Delivery Channel Adds Its Own Delay
Once the system decides to fire an alert, the notification still has to reach you. The delivery method creates one final layer of latency.
- Webhooks deliver in near real-time, typically within milliseconds. They push data directly to an endpoint the moment the trigger fires, making them the fastest option for automated responses like scaling infrastructure or triggering an incident management workflow.
- SMS and push notifications generally arrive within a few seconds, though carrier delays can occasionally stretch this to 10-30 seconds.
- Email is the slowest common channel. Between SMTP relay hops, spam filtering, and inbox delivery, emails can take anywhere from a few seconds to several minutes. For time-sensitive alerts, email is a poor primary channel.

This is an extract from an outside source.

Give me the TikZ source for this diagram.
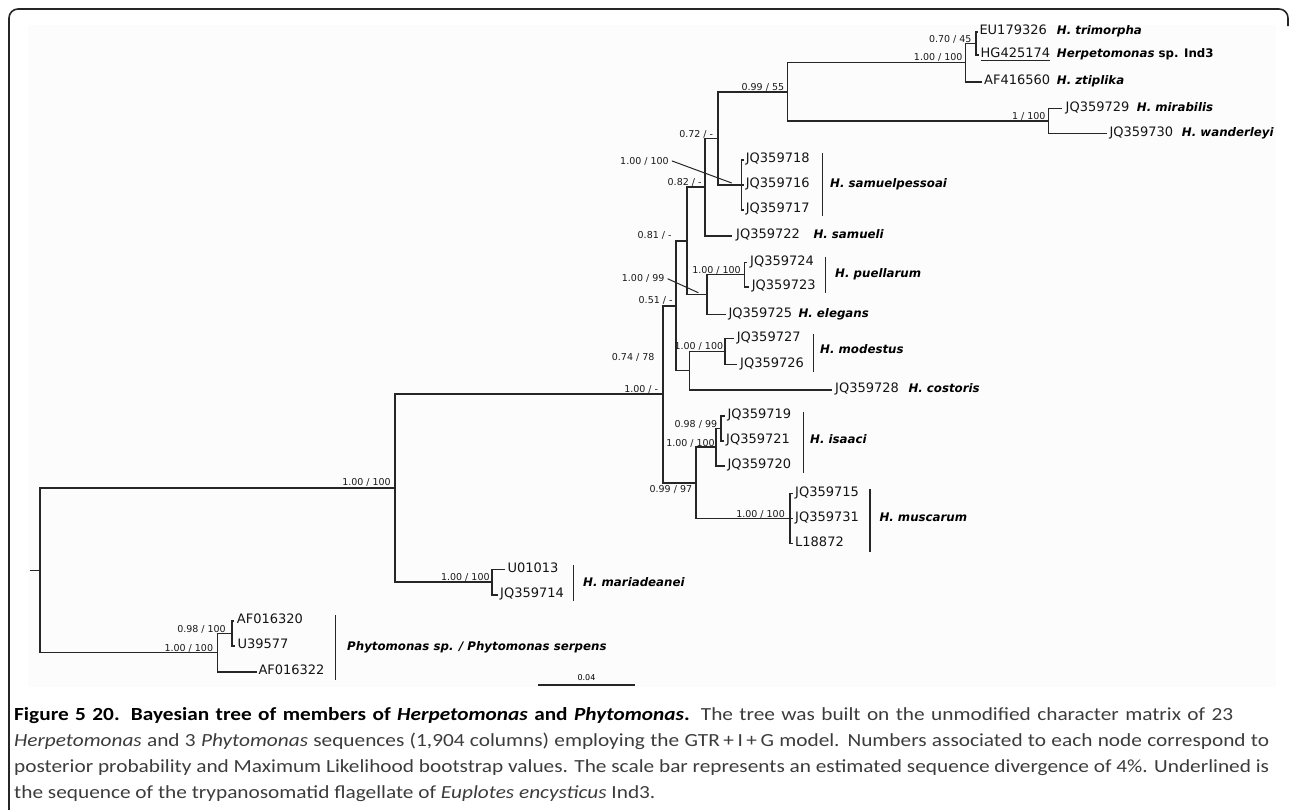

Putting the Timeline Together
The total time from “something went wrong” to “an action executes” is the sum of every stage: detection latency (milliseconds for event-driven, up to one polling interval for poll-based), threshold evaluation (instant for static, potentially days of warmup for dynamic), any persistence or duration requirement you’ve configured, deduplication checks (milliseconds of processing), and delivery channel latency. A well-tuned event-driven alert with no duration clause and a webhook endpoint can trigger an action in under a second. A polling-based alert with a 5-minute evaluation period, a requirement for 3 consecutive breaching datapoints, and email delivery could easily take 15 to 20 minutes.
The “real-time” label generally means the system processes data within milliseconds to seconds of creation. Near-real-time systems introduce delays of seconds to minutes. Where your alert falls on that spectrum depends almost entirely on the configuration choices above, not on the platform itself.